_Aim of the task_: Only the lines from the top of the records below through the line containing "import pandas as pd" should be printed, exactly and without pictures.
## begin Records supplied
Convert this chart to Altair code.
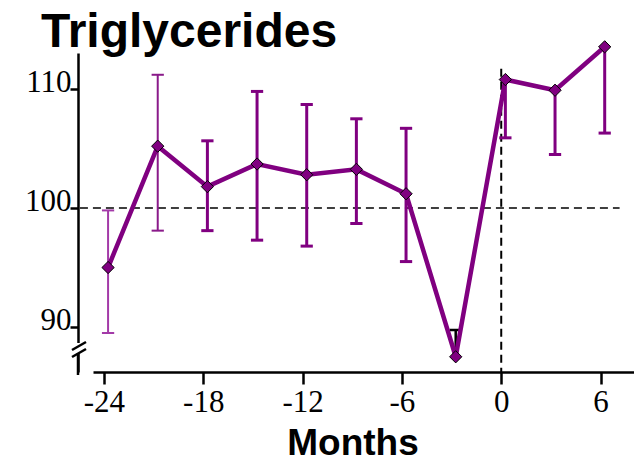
import altair as alt
import pandas as pd

# ---- data ----
title_text = "Triglycerides"
x_title = "Months"
months = [-23.75, -20.75, -17.75, -14.75, -11.75, -8.75, -5.75, -2.75, 0.25, 3.25, 6.25]
means = [95.0, 105.2, 101.8, 103.7, 102.8, 103.25, 101.2, 87.5, 110.8, 109.9, 113.55]
upper = [99.8, 111.2, 105.65, 109.8, 108.7, 107.5, 106.7, 89.75, None, None, None]
lower = [89.5, 98.1, 98.1, 97.3, 96.8, 98.7, 95.5, None, 105.9, 104.5, 106.3]
bar_colors = ["#a33aa8", "#8a1a8a", "#800080", "#800080", "#800080", "#800080",
              "#800080", "#000000", "#800080", "#800080", "#800080"]
bar_widths = [2, 2, 3, 3, 3, 3, 3, 2.5, 3, 3, 3]
x_ticks = [-24, -18, -12, -6, 0, 6]
y_ticks = [90, 100, 110]
ref_y = 100
ref_x = 0

PURPLE = "#800080"
x_dom = [-24.66, 8.02]
y_dom = [86.22, 113.03]

pts = pd.DataFrame({"m": months, "v": means})

bars_rows, cap_rows = [], []
for m, v, hi, lo, c, w in zip(months, means, upper, lower, bar_colors, bar_widths):
    top = hi if hi is not None else v
    bot = lo if lo is not None else v
    bars_rows.append({"m": m, "lo": bot, "hi": top, "c": c, "w": w})
    for e in (hi, lo):
        if e is not None:
            cap_rows.append({"m": m, "e": e, "c": c, "w": w})
bars = pd.DataFrame(bars_rows)
caps = pd.DataFrame(cap_rows)

xs = alt.Scale(domain=x_dom, nice=False, zero=False)
ys = alt.Scale(domain=y_dom, nice=False, zero=False)

x_axis = alt.Axis(values=x_ticks, grid=False, title=x_title, domainColor="black",
                  domainWidth=2.5, tickColor="black", tickWidth=2.5, tickSize=12,
                  labelFont="Liberation Serif", labelFontSize=31, labelColor="black",
                  labelPadding=3, labelAngle=0, labelFlush=False,
                  labelExpr="'' + datum.value",
                  titleFont="Liberation Sans", titleFontWeight="bold", titleFontSize=37,
                  titleColor="black", titleX=259.5, titleY=82, titleBaseline="alphabetic",
                  titleAlign="center", titleAnchor="middle")
y_axis = alt.Axis(values=y_ticks, grid=False, title=None, offset=15, domainColor="black",
                  domainWidth=2.5, tickColor="black", tickWidth=2.5, tickSize=8,
                  labelFont="Liberation Serif", labelFontSize=31, labelColor="black",
                  labelPadding=-1, labelBaseline="alphabetic", labelOffset=2,
                  labelFlush=False, labelExpr="'' + datum.value")

hline = alt.Chart(pd.DataFrame({"a": [-25.45], "b": [7.15], "y": [ref_y]})).mark_rule(
    color="black", strokeWidth=1.5, strokeDash=[8, 5]
).encode(x=alt.X("a:Q", scale=xs, axis=x_axis), x2="b:Q",
         y=alt.Y("y:Q", scale=ys, axis=y_axis))

vline = alt.Chart(pd.DataFrame({"x": [ref_x], "a": [111.7], "b": [y_dom[0]]})).mark_rule(
    color="black", strokeWidth=2, strokeDash=[8, 5]
).encode(x=alt.X("x:Q", scale=xs), y=alt.Y("a:Q", scale=ys), y2="b:Q")

err = alt.Chart(bars).mark_rule().encode(
    x=alt.X("m:Q", scale=xs), y=alt.Y("lo:Q", scale=ys), y2="hi:Q",
    color=alt.Color("c:N", scale=None), size=alt.Size("w:Q", scale=None))

cap = alt.Chart(caps).transform_calculate(
    xa="datum.m - 0.37", xb="datum.m + 0.37"
).mark_rule().encode(
    x=alt.X("xa:Q", scale=xs), x2="xb:Q", y=alt.Y("e:Q", scale=ys),
    color=alt.Color("c:N", scale=None), size=alt.Size("w:Q", scale=None))

line = alt.Chart(pts).mark_line(color=PURPLE, strokeWidth=4.5).encode(
    x=alt.X("m:Q", scale=xs), y=alt.Y("v:Q", scale=ys))

dots = alt.Chart(pts).mark_point(shape="diamond", filled=True, fill=PURPLE, stroke="black",
                                 strokeWidth=1, size=150, opacity=1).encode(
    x=alt.X("m:Q", scale=xs), y=alt.Y("v:Q", scale=ys))

# axis break decoration
gap = alt.Chart(pd.DataFrame({"k": [0]})).mark_rect(color="white").encode(
    x=alt.value(-20), x2=alt.value(-10), y=alt.value(290), y2=alt.value(300))
ext = alt.Chart(pd.DataFrame({"k": [0]})).mark_rule(color="black", strokeWidth=2.5).encode(
    x=alt.value(-15), y=alt.value(300), y2=alt.value(322))
sl1 = alt.Chart(pd.DataFrame({"k": [0]})).mark_rule(color="black", strokeWidth=2.5).encode(
    x=alt.value(-21), x2=alt.value(-7), y=alt.value(297), y2=alt.value(289))
sl2 = alt.Chart(pd.DataFrame({"k": [0]})).mark_rule(color="black", strokeWidth=2.5).encode(
    x=alt.value(-21), x2=alt.value(-7), y=alt.value(304), y2=alt.value(296))

title = alt.Chart(pd.DataFrame({"t": [title_text]})).mark_text(
    font="Liberation Sans", fontWeight="bold", fontSize=48, color="black",
    align="left", baseline="alphabetic"
).encode(text="t:N", x=alt.value(-52), y=alt.value(-6))

chart = alt.layer(hline, vline, err, cap, line, dots, gap, ext, sl1, sl2, title).properties(
    width=541, height=319,
    autosize=alt.AutoSizeParams(type="none"),
    padding={"left": 93, "top": 53, "right": 0, "bottom": 90},
    background="white",
).configure_view(stroke=None)

chart.save("out.html", embed_options={"renderer": "svg", "actions": False})
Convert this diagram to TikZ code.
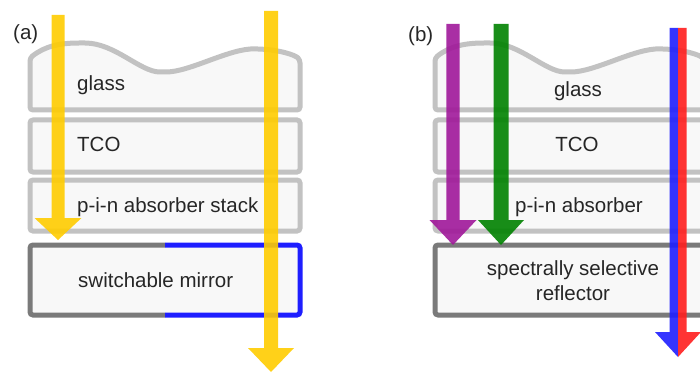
\documentclass[tikz,border=0pt]{standalone}
\usepackage{fontspec}
\setmainfont{Liberation Sans}
\usetikzlibrary{positioning}

\definecolor{sun}{HTML}{FFCC00}
\definecolor{uv}{HTML}{A0189A}
\definecolor{vis}{HTML}{008200}
\definecolor{ir1}{HTML}{1E1EFF}
\definecolor{ir2}{HTML}{FF1E1E}
\definecolor{layergray}{HTML}{C2C2C2}
\definecolor{mirrorgray}{HTML}{7A7A7A}
\definecolor{layerfill}{HTML}{F8F8F8}

% light beam: colour, x, top, tip, half shaft, half head, head length
\newcommand\beam[7]{%
  \fill[#1] (#2-#5,#3) -- (#2+#5,#3) -- (#2+#5,#4-#7) -- (#2+#6,#4-#7)
    -- (#2,#4) -- (#2-#6,#4-#7) -- (#2-#5,#4-#7) -- cycle;}
% one half of a beam, side = -1 (left) or 1 (right)
\newcommand\halfbeam[8]{%
  \fill[#1] (#2,#3) -- ({#2+#8*#5},#3) -- ({#2+#8*#5},{#4-#7})
    -- ({#2+#8*#6},{#4-#7}) -- (#2,#4) -- cycle;}

\begin{document}
\begin{tikzpicture}[x=1pt, y=-1pt,
    layer/.style = {draw=layergray, line width=5pt, fill=layerfill, rounded corners=3pt},
    mirror/.style = {line width=5pt, rounded corners=3pt},
    txt/.style = {font=\fontsize{20.5}{25}\selectfont, text=black!85, inner sep=0pt},
    ray/.style = {fill=#1, fill opacity=0.9}]
\useasboundingbox (0,0) rectangle (700,374);

% ---- (a) switchable mirror ----
\node[txt, anchor=base west] (a) at (13,40) {(a)};
\draw[layer] (30,110) -- (30,58) .. controls (45,46) and (60,43) .. (82,43)
  .. controls (115,43) and (140,72) .. (163,72)
  .. controls (190,72) and (230,48) .. (258,49)
  .. controls (280,50) and (295,55) .. (300,60) -- (300,110) -- cycle;
\draw[layer] (30,120) rectangle (300,172);
\draw[layer] (30,180) rectangle (300,231);
\fill[layerfill] (30,245) rectangle (300,315);
\draw[mirror, mirrorgray] (165,245) -- (30,245) -- (30,315) -- (165,315);
\draw[mirror, ir1] (165,245) -- (300,245) -- (300,315) -- (165,315);

\node[txt, anchor=base west] (glassA) at (77,91) {glass};
\node[txt, anchor=base west] (tcoA) at (77,152) {TCO};
\node[txt, anchor=base west] (pinA) at (77,212) {p-i-n absorber stack};
\node[txt, anchor=base west] (mirA) at (78,287) {switchable mirror};

\beam{ray=sun}{58}{15}{240}{6.5}{23.5}{22}
\beam{ray=sun}{271}{11}{372}{7}{23}{24}

% ---- (b) spectrally selective reflector ----
\begin{scope}[xshift=405pt]
\draw[layer] (30,110) -- (30,58) .. controls (45,46) and (60,43) .. (82,43)
  .. controls (115,43) and (140,72) .. (163,72)
  .. controls (190,72) and (230,48) .. (258,49)
  .. controls (280,50) and (295,55) .. (300,60) -- (300,110) -- cycle;
\draw[layer] (30,120) rectangle (300,172);
\draw[layer] (30,180) rectangle (300,231);
\draw[mirror, draw=mirrorgray, fill=layerfill] (30,245) rectangle (300,315);
\end{scope}

\node[txt, anchor=base west] (b) at (408,42) {(b)};
\node[txt, anchor=base] (glassB) at (578,97) {glass};
\node[txt, anchor=base] (tcoB) at (577,152) {TCO};
\node[txt, anchor=base] (pinB) at (579,212) {p-i-n absorber};
\node[txt, anchor=base, align=center] (refB) at (573,300)
  {spectrally selective\\reflector};

\beam{ray=uv}{453}{24}{245}{6.7}{23.5}{25}
\beam{ray=vis}{501}{24}{245}{7.5}{23}{25}
\halfbeam{ray=ir1}{678}{28}{357}{8.5}{23}{25}{-1}
\halfbeam{ray=ir2}{678}{28}{357}{8.5}{23}{25}{1}
\end{tikzpicture}
\end{document}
## end Records supplied
_Task solution_:
Convert this chart to Altair code.
import altair as alt
import pandas as pd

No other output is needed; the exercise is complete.